=== JOB ===
Look through the records below, and copy out every line that holds the string "HTML".

=== RECORDS FOR THIS TASK ===

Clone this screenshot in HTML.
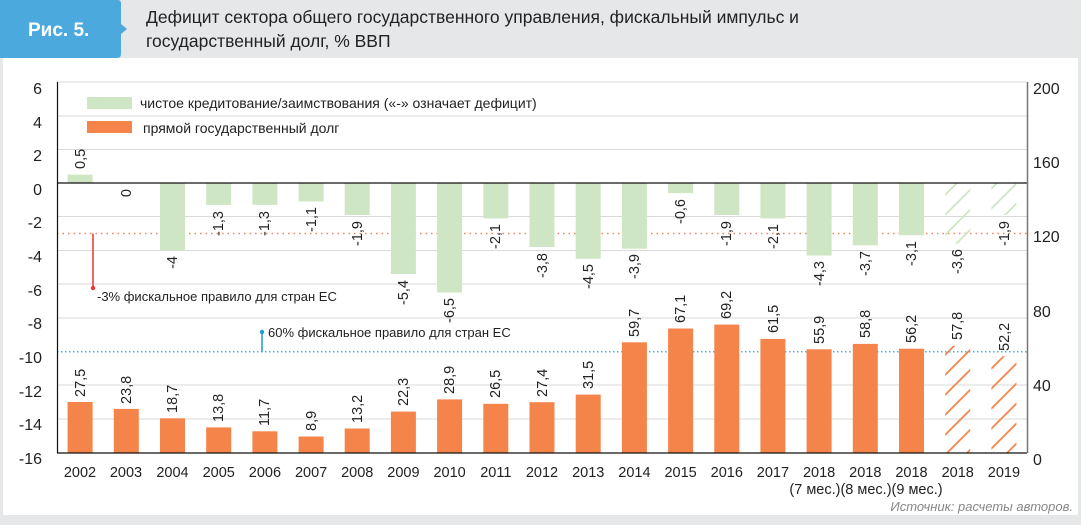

...

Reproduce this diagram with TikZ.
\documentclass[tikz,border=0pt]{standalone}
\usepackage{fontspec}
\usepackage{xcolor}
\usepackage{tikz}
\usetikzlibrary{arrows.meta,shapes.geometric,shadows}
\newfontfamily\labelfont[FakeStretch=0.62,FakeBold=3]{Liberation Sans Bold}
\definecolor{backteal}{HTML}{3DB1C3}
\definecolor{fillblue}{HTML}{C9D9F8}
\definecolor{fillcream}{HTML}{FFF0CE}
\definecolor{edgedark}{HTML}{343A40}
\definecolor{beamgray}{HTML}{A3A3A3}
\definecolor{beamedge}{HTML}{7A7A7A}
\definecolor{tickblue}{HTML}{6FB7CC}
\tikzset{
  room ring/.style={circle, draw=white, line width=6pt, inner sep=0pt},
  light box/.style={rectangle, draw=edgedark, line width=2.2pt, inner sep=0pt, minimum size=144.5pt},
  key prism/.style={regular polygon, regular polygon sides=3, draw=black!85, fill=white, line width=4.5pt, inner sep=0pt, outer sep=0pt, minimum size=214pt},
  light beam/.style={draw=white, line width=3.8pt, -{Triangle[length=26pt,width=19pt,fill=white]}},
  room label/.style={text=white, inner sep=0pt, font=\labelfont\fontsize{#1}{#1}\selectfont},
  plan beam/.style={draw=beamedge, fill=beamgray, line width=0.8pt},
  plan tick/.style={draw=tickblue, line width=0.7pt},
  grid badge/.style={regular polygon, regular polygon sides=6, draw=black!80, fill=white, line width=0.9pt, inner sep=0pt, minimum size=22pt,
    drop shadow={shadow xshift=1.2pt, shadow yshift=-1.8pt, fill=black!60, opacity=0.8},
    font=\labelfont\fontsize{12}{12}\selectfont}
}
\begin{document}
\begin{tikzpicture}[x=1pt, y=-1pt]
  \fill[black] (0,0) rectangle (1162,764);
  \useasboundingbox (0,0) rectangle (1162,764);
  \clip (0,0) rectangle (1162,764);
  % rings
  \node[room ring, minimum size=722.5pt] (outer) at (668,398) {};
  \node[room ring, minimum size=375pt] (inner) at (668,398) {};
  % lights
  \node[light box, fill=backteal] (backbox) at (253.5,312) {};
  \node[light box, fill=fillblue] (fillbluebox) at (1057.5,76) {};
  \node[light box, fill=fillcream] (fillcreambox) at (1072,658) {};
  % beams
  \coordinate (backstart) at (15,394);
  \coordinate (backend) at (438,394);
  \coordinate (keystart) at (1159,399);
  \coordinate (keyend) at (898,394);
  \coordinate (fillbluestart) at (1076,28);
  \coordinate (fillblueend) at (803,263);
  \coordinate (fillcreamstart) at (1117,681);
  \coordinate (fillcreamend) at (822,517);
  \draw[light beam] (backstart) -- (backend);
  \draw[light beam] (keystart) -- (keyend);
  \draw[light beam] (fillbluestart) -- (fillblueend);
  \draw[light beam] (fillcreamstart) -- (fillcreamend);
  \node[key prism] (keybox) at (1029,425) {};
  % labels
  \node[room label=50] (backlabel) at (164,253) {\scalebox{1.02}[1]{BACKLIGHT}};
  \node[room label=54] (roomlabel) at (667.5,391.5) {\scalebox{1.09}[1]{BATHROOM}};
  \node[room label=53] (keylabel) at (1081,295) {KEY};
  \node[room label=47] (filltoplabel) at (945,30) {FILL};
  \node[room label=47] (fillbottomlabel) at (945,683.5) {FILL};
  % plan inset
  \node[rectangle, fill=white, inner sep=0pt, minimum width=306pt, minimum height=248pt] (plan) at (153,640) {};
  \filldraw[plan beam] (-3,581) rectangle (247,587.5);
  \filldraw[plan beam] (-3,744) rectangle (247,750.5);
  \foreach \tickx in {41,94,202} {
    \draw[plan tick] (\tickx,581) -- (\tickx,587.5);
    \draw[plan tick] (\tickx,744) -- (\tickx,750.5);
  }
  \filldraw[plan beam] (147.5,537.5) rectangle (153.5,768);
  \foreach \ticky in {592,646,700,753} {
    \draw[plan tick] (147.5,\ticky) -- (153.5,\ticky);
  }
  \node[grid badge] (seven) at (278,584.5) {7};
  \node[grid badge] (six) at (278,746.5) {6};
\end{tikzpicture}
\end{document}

=== RESULT OF THE EXERCISE ===
Clone this screenshot in HTML.
\definecolor{backteal}{HTML}{3DB1C3}
\definecolor{fillblue}{HTML}{C9D9F8}
\definecolor{fillcream}{HTML}{FFF0CE}
\definecolor{edgedark}{HTML}{343A40}
\definecolor{beamgray}{HTML}{A3A3A3}
\definecolor{beamedge}{HTML}{7A7A7A}
\definecolor{tickblue}{HTML}{6FB7CC}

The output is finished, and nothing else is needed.